Could you write out every record below exactly, leaving out any pictures?

• Data:
■ ■ ■

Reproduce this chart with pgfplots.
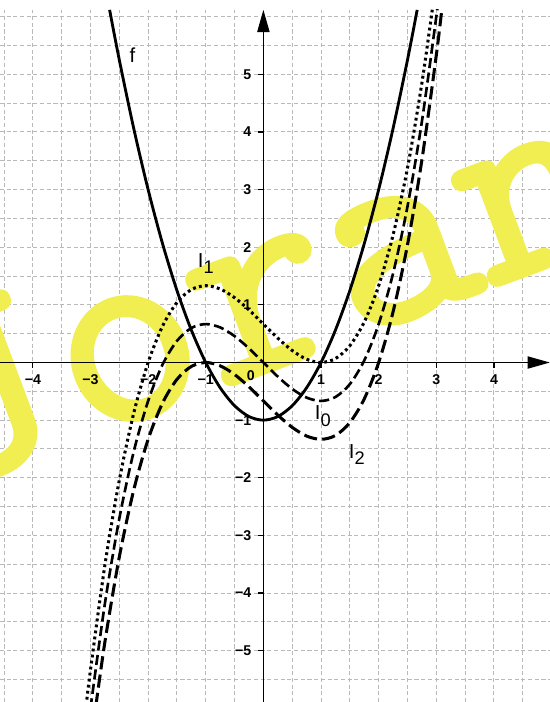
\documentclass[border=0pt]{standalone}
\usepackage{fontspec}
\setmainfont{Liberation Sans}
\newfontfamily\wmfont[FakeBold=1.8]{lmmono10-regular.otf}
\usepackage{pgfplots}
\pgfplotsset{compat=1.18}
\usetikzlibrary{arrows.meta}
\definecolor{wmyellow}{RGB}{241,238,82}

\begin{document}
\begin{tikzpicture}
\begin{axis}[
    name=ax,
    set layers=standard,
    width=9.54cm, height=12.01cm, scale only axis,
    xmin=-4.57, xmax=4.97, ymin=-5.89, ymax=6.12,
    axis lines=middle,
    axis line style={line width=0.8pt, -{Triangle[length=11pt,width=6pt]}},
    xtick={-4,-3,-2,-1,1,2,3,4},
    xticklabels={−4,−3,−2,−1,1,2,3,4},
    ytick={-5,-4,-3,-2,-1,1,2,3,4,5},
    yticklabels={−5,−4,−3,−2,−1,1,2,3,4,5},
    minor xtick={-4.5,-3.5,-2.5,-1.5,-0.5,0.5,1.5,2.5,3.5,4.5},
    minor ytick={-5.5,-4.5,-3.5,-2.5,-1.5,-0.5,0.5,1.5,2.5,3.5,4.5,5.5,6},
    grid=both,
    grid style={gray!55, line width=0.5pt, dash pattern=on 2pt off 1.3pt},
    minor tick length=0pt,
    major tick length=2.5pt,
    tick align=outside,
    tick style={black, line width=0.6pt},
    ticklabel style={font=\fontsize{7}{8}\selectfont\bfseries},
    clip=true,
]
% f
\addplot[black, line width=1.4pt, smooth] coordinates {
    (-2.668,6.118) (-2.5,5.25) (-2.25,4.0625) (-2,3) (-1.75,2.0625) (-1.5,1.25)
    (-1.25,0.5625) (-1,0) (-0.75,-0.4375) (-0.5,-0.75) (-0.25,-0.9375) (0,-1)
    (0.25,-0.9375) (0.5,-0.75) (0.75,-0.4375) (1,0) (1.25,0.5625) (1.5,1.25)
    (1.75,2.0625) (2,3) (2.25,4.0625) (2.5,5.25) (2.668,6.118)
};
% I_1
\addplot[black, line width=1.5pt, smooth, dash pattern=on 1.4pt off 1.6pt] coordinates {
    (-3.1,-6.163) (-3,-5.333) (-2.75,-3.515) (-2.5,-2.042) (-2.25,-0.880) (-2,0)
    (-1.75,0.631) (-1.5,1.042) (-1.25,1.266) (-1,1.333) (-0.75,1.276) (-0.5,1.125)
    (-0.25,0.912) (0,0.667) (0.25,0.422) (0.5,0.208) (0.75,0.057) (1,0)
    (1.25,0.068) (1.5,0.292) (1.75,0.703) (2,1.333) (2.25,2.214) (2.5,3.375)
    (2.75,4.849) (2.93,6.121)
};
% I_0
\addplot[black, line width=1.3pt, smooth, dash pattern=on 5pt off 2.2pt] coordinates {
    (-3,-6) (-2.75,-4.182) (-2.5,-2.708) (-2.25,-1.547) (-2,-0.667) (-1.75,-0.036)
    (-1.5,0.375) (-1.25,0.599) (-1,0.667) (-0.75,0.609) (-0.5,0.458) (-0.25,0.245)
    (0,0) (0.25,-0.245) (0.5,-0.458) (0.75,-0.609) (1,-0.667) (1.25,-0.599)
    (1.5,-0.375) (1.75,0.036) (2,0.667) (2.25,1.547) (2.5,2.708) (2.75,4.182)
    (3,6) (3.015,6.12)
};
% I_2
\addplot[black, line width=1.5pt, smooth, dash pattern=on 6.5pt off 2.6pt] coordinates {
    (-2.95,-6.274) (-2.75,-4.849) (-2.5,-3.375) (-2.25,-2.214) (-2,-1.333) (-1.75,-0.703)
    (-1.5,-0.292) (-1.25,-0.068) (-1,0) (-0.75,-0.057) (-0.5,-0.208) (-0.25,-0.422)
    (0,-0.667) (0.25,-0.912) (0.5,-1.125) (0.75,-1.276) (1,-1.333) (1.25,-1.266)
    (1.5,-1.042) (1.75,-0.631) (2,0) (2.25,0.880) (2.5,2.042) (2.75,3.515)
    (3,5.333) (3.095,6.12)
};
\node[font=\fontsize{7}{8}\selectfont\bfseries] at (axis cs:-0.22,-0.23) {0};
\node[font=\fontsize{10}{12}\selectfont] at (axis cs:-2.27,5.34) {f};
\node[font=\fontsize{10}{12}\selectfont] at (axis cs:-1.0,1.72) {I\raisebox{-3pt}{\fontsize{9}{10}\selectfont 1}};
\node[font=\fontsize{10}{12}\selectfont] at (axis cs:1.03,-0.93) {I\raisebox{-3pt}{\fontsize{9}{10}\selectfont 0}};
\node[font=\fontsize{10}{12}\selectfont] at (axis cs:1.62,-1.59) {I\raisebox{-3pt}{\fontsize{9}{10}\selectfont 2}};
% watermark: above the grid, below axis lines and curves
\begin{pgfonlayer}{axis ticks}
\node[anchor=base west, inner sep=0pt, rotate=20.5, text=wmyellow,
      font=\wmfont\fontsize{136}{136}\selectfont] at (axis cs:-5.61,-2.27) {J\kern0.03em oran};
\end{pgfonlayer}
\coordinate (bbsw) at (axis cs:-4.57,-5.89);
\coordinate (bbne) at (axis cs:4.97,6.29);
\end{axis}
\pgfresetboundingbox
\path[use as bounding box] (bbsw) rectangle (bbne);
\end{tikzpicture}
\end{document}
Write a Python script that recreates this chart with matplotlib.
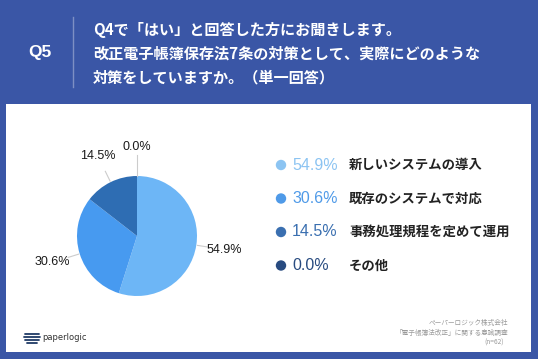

■ ■ ■

• Written answer:
Reproduce this chart with pgfplots.
\documentclass[border=0pt]{standalone}
\usepackage{fontspec}
\setmainfont{Liberation Sans}
\newfontfamily\wmfont[FakeBold=1.8]{lmmono10-regular.otf}
\usepackage{pgfplots}
\pgfplotsset{compat=1.18}
\usetikzlibrary{arrows.meta}
\definecolor{wmyellow}{RGB}{241,238,82}

\begin{document}
\begin{tikzpicture}
\begin{axis}[
    name=ax,
    set layers=standard,
    width=9.54cm, height=12.01cm, scale only axis,
    xmin=-4.57, xmax=4.97, ymin=-5.89, ymax=6.12,
    axis lines=middle,
    axis line style={line width=0.8pt, -{Triangle[length=11pt,width=6pt]}},
    xtick={-4,-3,-2,-1,1,2,3,4},
    xticklabels={−4,−3,−2,−1,1,2,3,4},
    ytick={-5,-4,-3,-2,-1,1,2,3,4,5},
    yticklabels={−5,−4,−3,−2,−1,1,2,3,4,5},
    minor xtick={-4.5,-3.5,-2.5,-1.5,-0.5,0.5,1.5,2.5,3.5,4.5},
    minor ytick={-5.5,-4.5,-3.5,-2.5,-1.5,-0.5,0.5,1.5,2.5,3.5,4.5,5.5,6},
    grid=both,
    grid style={gray!55, line width=0.5pt, dash pattern=on 2pt off 1.3pt},
    minor tick length=0pt,
    major tick length=2.5pt,
    tick align=outside,
    tick style={black, line width=0.6pt},
    ticklabel style={font=\fontsize{7}{8}\selectfont\bfseries},
    clip=true,
]
% f
\addplot[black, line width=1.4pt, smooth] coordinates {
    (-2.668,6.118) (-2.5,5.25) (-2.25,4.0625) (-2,3) (-1.75,2.0625) (-1.5,1.25)
    (-1.25,0.5625) (-1,0) (-0.75,-0.4375) (-0.5,-0.75) (-0.25,-0.9375) (0,-1)
    (0.25,-0.9375) (0.5,-0.75) (0.75,-0.4375) (1,0) (1.25,0.5625) (1.5,1.25)
    (1.75,2.0625) (2,3) (2.25,4.0625) (2.5,5.25) (2.668,6.118)
};
% I_1
\addplot[black, line width=1.5pt, smooth, dash pattern=on 1.4pt off 1.6pt] coordinates {
    (-3.1,-6.163) (-3,-5.333) (-2.75,-3.515) (-2.5,-2.042) (-2.25,-0.880) (-2,0)
    (-1.75,0.631) (-1.5,1.042) (-1.25,1.266) (-1,1.333) (-0.75,1.276) (-0.5,1.125)
    (-0.25,0.912) (0,0.667) (0.25,0.422) (0.5,0.208) (0.75,0.057) (1,0)
    (1.25,0.068) (1.5,0.292) (1.75,0.703) (2,1.333) (2.25,2.214) (2.5,3.375)
    (2.75,4.849) (2.93,6.121)
};
% I_0
\addplot[black, line width=1.3pt, smooth, dash pattern=on 5pt off 2.2pt] coordinates {
    (-3,-6) (-2.75,-4.182) (-2.5,-2.708) (-2.25,-1.547) (-2,-0.667) (-1.75,-0.036)
    (-1.5,0.375) (-1.25,0.599) (-1,0.667) (-0.75,0.609) (-0.5,0.458) (-0.25,0.245)
    (0,0) (0.25,-0.245) (0.5,-0.458) (0.75,-0.609) (1,-0.667) (1.25,-0.599)
    (1.5,-0.375) (1.75,0.036) (2,0.667) (2.25,1.547) (2.5,2.708) (2.75,4.182)
    (3,6) (3.015,6.12)
};
% I_2
\addplot[black, line width=1.5pt, smooth, dash pattern=on 6.5pt off 2.6pt] coordinates {
    (-2.95,-6.274) (-2.75,-4.849) (-2.5,-3.375) (-2.25,-2.214) (-2,-1.333) (-1.75,-0.703)
    (-1.5,-0.292) (-1.25,-0.068) (-1,0) (-0.75,-0.057) (-0.5,-0.208) (-0.25,-0.422)
    (0,-0.667) (0.25,-0.912) (0.5,-1.125) (0.75,-1.276) (1,-1.333) (1.25,-1.266)
    (1.5,-1.042) (1.75,-0.631) (2,0) (2.25,0.880) (2.5,2.042) (2.75,3.515)
    (3,5.333) (3.095,6.12)
};
\node[font=\fontsize{7}{8}\selectfont\bfseries] at (axis cs:-0.22,-0.23) {0};
\node[font=\fontsize{10}{12}\selectfont] at (axis cs:-2.27,5.34) {f};
\node[font=\fontsize{10}{12}\selectfont] at (axis cs:-1.0,1.72) {I\raisebox{-3pt}{\fontsize{9}{10}\selectfont 1}};
\node[font=\fontsize{10}{12}\selectfont] at (axis cs:1.03,-0.93) {I\raisebox{-3pt}{\fontsize{9}{10}\selectfont 0}};
\node[font=\fontsize{10}{12}\selectfont] at (axis cs:1.62,-1.59) {I\raisebox{-3pt}{\fontsize{9}{10}\selectfont 2}};
% watermark: above the grid, below axis lines and curves
\begin{pgfonlayer}{axis ticks}
\node[anchor=base west, inner sep=0pt, rotate=20.5, text=wmyellow,
      font=\wmfont\fontsize{136}{136}\selectfont] at (axis cs:-5.61,-2.27) {J\kern0.03em oran};
\end{pgfonlayer}
\coordinate (bbsw) at (axis cs:-4.57,-5.89);
\coordinate (bbne) at (axis cs:4.97,6.29);
\end{axis}
\pgfresetboundingbox
\path[use as bounding box] (bbsw) rectangle (bbne);
\end{tikzpicture}
\end{document}
Write a Python script that recreates this chart with matplotlib.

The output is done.